Candi Koenig, a PRC based in Kearney, said MMI professionals had recognized the challenges caused for families when access to schools and services became limited in the spring and summer.

“We saw that children with autism were regressing in terms of their social behaviors and skills,” she said. “AAP’s kits are filled with sensory materials to help kids get focused and activities families can do together.”

Koenig originally asked Dougherty for 25 kits to share directly with families in the Kearney area. However, as AAP continued to receive requests from additional partners, she agreed to accept 300 kits and distribute them to community partners in the Kearney and Holdrege areas. PRCs in Lincoln, Columbus/Norfolk and Omaha also have received kits to distribute.

“This is a true example of community partnership and how we leverage resources and work together to make sure children with intellectual and developmental disabilities and their families across the state get the resources they need,” said Sarah Swanson, assistant professor and program manager of the PRC program at MMI.

Sarah Kuhl is the co-owner of The Spectrum Center for Autism in Kearney, one of the longtime community partners where Koenig helped AAP deliver kits so they could be shared with client families.

“The response has been great,” Kuhl said. “Several of our parents can’t believe how much is in the kit — they’re surprised at the amount of materials.

Kuhl said the kits have proven popular, especially since families have been telling her since March that the lack of structured activity has been difficult for their children.

“These kits are wonderful,” she said.

Dougherty said AAP initially piloted the idea with 300 families, and the response was so positive that AAP supporters, including the board of directors, were enthusiastic about expanding the effort.
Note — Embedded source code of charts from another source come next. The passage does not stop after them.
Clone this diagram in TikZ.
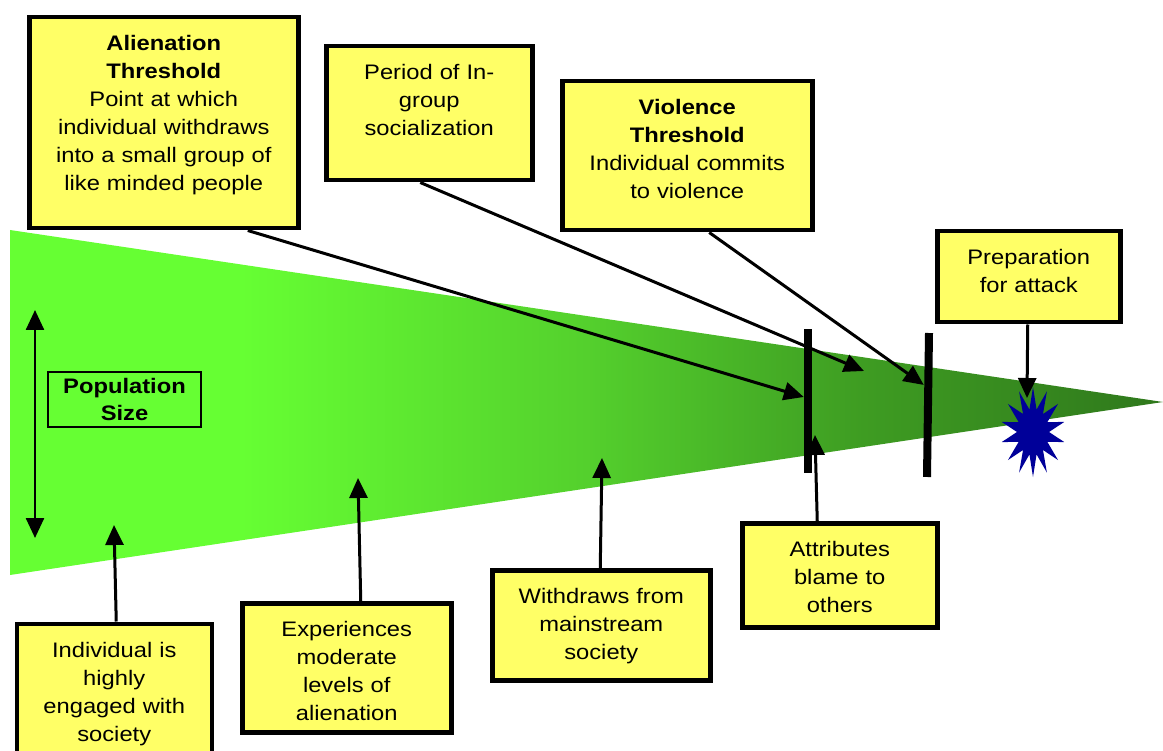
\documentclass[tikz,border=0pt]{standalone}
\usepackage{fontspec}
\setmainfont{Liberation Sans}[FakeStretch=1.13]
\usepackage{tikz}
\usetikzlibrary{arrows.meta, shapes}

\definecolor{panelyellow}{RGB}{255,255,102}
\definecolor{greenA}{RGB}{102,255,51}
\definecolor{greenB}{RGB}{84,208,45}
\definecolor{greenC}{RGB}{62,156,34}
\definecolor{greenD}{RGB}{47,120,28}
\definecolor{burstblue}{RGB}{0,0,153}
\pgfdeclarehorizontalshading{wedgeshade}{100bp}{color(0bp)=(greenA); color(35bp)=(greenA); color(50bp)=(greenB); color(62bp)=(greenC); color(75bp)=(greenD); color(100bp)=(greenD)}

\tikzset{
  panel/.style={draw, line width=4.5pt, fill=panelyellow, anchor=north west, align=center,
    inner xsep=4pt, inner ysep=17.5pt, text height=16pt, font=\fontsize{21}{28}\selectfont},
  divider/.style={fill=black, inner sep=0pt, minimum width=8pt, minimum height=144pt},
}

\begin{document}
\begin{tikzpicture}[x=1pt, y=-1pt, >={Triangle[length=20pt, width=18pt]}]
            \useasboundingbox (0,0) rectangle (1163,751);
            \shade[shading=wedgeshade] (10,230) -- (1163,402) -- (10,575) -- cycle;

            \node[panel, text width=261pt, text depth=160pt] (alien) at (27,15) {\textbf{Alienation}\\\textbf{Threshold}\\Point at which\\individual withdraws\\into a small group of\\like minded people};
            \node[panel, text width=198pt, text depth=83pt] (ingroup) at (324,44) {Period of In-\\group\\socialization};
            \node[panel, text width=242pt, text depth=98pt] (violence) at (560,79) {\textbf{Violence}\\\textbf{Threshold}\\Individual commits\\to violence};
            \node[panel, text width=175pt, text depth=40pt] (prep) at (935,229) {Preparation\\for attack};
            \node[panel, text width=187pt, text depth=110pt] (engaged) at (14.5,621.5) {Individual is\\highly\\engaged with\\society};
            \node[panel, text width=201pt, text depth=78pt] (moderate) at (240,601) {Experiences\\moderate\\levels of\\alienation};
            \node[panel, text width=210pt, text depth=59pt] (withdraw) at (490,568) {Withdraws from\\mainstream\\society};
            \node[panel, text width=187pt, text depth=53pt] (blame) at (740,521) {Attributes\\blame to\\others};
            \node[draw, line width=2pt, align=center, minimum width=153pt, minimum height=55pt, inner sep=0pt,
              font=\fontsize{21}{27}\selectfont\bfseries] (popsize) at (124.5,399.5) {Population\\Size};

            \node[divider] (bar1) at (808,401) {};
            \node[divider, rotate=-0.8] (bar2) at (928,405) {};
            \coordinate (burst) at (1033,432);
            \fill[burstblue, shift={(burst)}] plot[samples at={0,...,27}, variable=\k]
              ({(mod(\k,2)==0 ? 32 : 16)*cos(\k*360/28+90)}, {(mod(\k,2)==0 ? 45 : 23)*sin(\k*360/28+90)}) -- cycle;

            \coordinate (grouptip) at (864,371);
            \coordinate (blast) at (1027,398);
            \coordinate (bar1foot) at (815,435);
            \coordinate (withdrawtip) at (602,458);
            \coordinate (moderatetip) at (358,478);
            \coordinate (engagedtip) at (114,525);
            \coordinate (sizetop) at (35,310);
            \coordinate (sizebottom) at (35,538);

            \path[->, line width=3pt] ([xshift=84pt]alien.south) edge ([yshift=4pt]bar1.west)
              ([xshift=-9pt]ingroup.south) edge (grouptip)
              ([xshift=22pt]violence.south) edge ([yshift=20pt]bar2.west)
              ([xshift=-1pt]prep.south) edge (blast)
              ([xshift=-22.5pt]blame.north) edge (bar1foot)
              ([xshift=-1pt]withdraw.north) edge (withdrawtip)
              ([xshift=14pt]moderate.north) edge (moderatetip)
              ([xshift=2pt]engaged.north) edge (engagedtip);
            \path[<->, line width=2.5pt] (sizetop) edge (sizebottom);
        \end{tikzpicture}
\end{document}
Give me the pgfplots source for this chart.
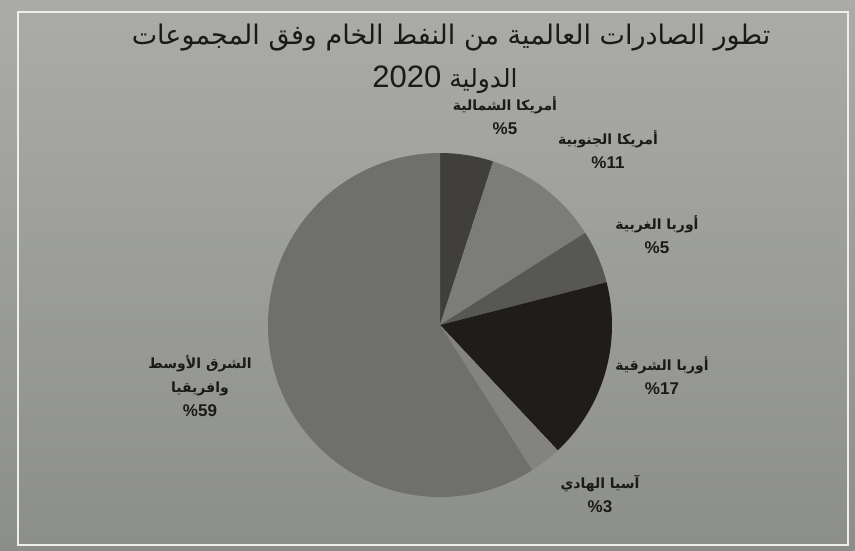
\documentclass[border=0pt]{standalone}
\usepackage{fontspec}
\setmainfont{Liberation Sans}
\newfontfamily\arabicfont[Script=Arabic]{DejaVu Sans}
\TeXXeTstate=1
\usepackage{pgfplots}
\usepackage{pgfplotstable}
\pgfplotsset{compat=1.18}
\definecolor{bgtop}{HTML}{ABACA7}
\definecolor{bgbot}{HTML}{8C8E89}
\definecolor{cNA}{HTML}{403F3D}
\definecolor{cSA}{HTML}{7C7D7A}
\definecolor{cWE}{HTML}{575856}
\definecolor{cEE}{HTML}{201C1C}
\definecolor{cAP}{HTML}{838481}
\definecolor{cME}{HTML}{6F706D}
\definecolor{txt}{HTML}{1A1A1A}
% shares of world crude oil exports 2020 (%), clockwise from 12 o'clock
\pgfplotstableread[col sep=comma]{
value,color
5,cNA
11,cSA
5,cWE
17,cEE
3,cAP
59,cME
}\piedata
\begin{document}
\begin{tikzpicture}
\begin{axis}[x=1pt,y=1pt,xmin=0,xmax=855,ymin=0,ymax=550,hide axis,clip=false]
\fill[top color=bgtop,bottom color=bgbot] (axis cs:0,0) rectangle (axis cs:855,550);
\draw[color=white!80!bgtop,line width=1.5pt] (axis cs:18,5) rectangle (axis cs:848,538);
\pgfplotstablegetrowsof{\piedata}
\pgfmathtruncatemacro\lastrow{\pgfplotsretval-1}
\def\cum{90}
\pgfplotsforeachungrouped \i in {0,...,\lastrow}{%
  \pgfplotstablegetelem{\i}{value}\of\piedata
  \pgfmathsetmacro\ang{3.6*\pgfplotsretval}
  \pgfplotstablegetelem{\i}{color}\of\piedata
  \let\col\pgfplotsretval
  \pgfmathsetmacro\endang{\cum-\ang}
  \pgfmathsetmacro\sx{440+172*cos(\cum)}
  \pgfmathsetmacro\sy{225+172*sin(\cum)}
  \edef\tmp{\noexpand\fill[\col] (axis cs:440,225) -- (axis cs:\sx,\sy) arc[start angle=\cum, end angle=\endang, radius=172pt] -- cycle;}
  \tmp
  \global\let\cum\endang
}
% title
\node[text=txt,font=\fontsize{27}{30}\selectfont] at (axis cs:451,512) {\arabicfont\beginR تطور الصادرات العالمية من النفط الخام وفق المجموعات\endR};
\node[text=txt,anchor=base] at (axis cs:445,462) {{\fontsize{31}{34}\selectfont 2020}\hspace{8pt}{\arabicfont\fontsize{25}{28}\selectfont\beginR الدولية\endR}};
% labels
\node[text=txt,align=center,font=\fontsize{14}{24}\selectfont] at (axis cs:505,434) {{\arabicfont\bfseries\beginR أمريكا الشمالية\endR}\\{\bfseries\fontsize{17}{20}\selectfont\%5}};
\node[text=txt,align=center,font=\fontsize{14}{24}\selectfont] at (axis cs:608,400) {{\arabicfont\bfseries\beginR أمريكا الجنوبية\endR}\\{\bfseries\fontsize{17}{20}\selectfont\%11}};
\node[text=txt,align=center,font=\fontsize{14}{24}\selectfont] at (axis cs:657,315) {{\arabicfont\bfseries\beginR أوربا الغربية\endR}\\{\bfseries\fontsize{17}{20}\selectfont\%5}};
\node[text=txt,align=center,font=\fontsize{14}{24}\selectfont] at (axis cs:662,174) {{\arabicfont\bfseries\beginR أوربا الشرقية\endR}\\{\bfseries\fontsize{17}{20}\selectfont\%17}};
\node[text=txt,align=center,font=\fontsize{14}{24}\selectfont] at (axis cs:600,56) {{\arabicfont\bfseries\beginR آسيا الهادي\endR}\\{\bfseries\fontsize{17}{20}\selectfont\%3}};
\node[text=txt,align=center,font=\fontsize{14}{24}\selectfont] at (axis cs:200,164) {{\arabicfont\bfseries\beginR الشرق الأوسط\endR}\\{\arabicfont\bfseries\beginR وافريقيا\endR}\\{\bfseries\fontsize{17}{20}\selectfont\%59}};
\end{axis}
\end{tikzpicture}
\end{document}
“Parents across the country and the world during this pandemic have been asked to be their children’s teacher — everyone understands that,” he said. “Families with school-age children who have disabilities (like autism) are asked not only to be teachers but speech therapists, behavioral specialists, occupational therapists, physical therapists — all these services to which they now have only limited access or have completely lost access. And even if they can access services online, they might not have supplies and tools at house, especially in rural Nebraska, to work with their children.

“These kits are designed to help address that.”

Dougherty stressed that the kits are a community effort, with support from community partners such as MMI, Boystown, Nebraska Educational Service Units (ESUs), businesses such as Werner Enterprises, and many volunteers.

“This is an example of the type of community we have and the solidarity and unity within the autism community across the state of Nebraska,” he said.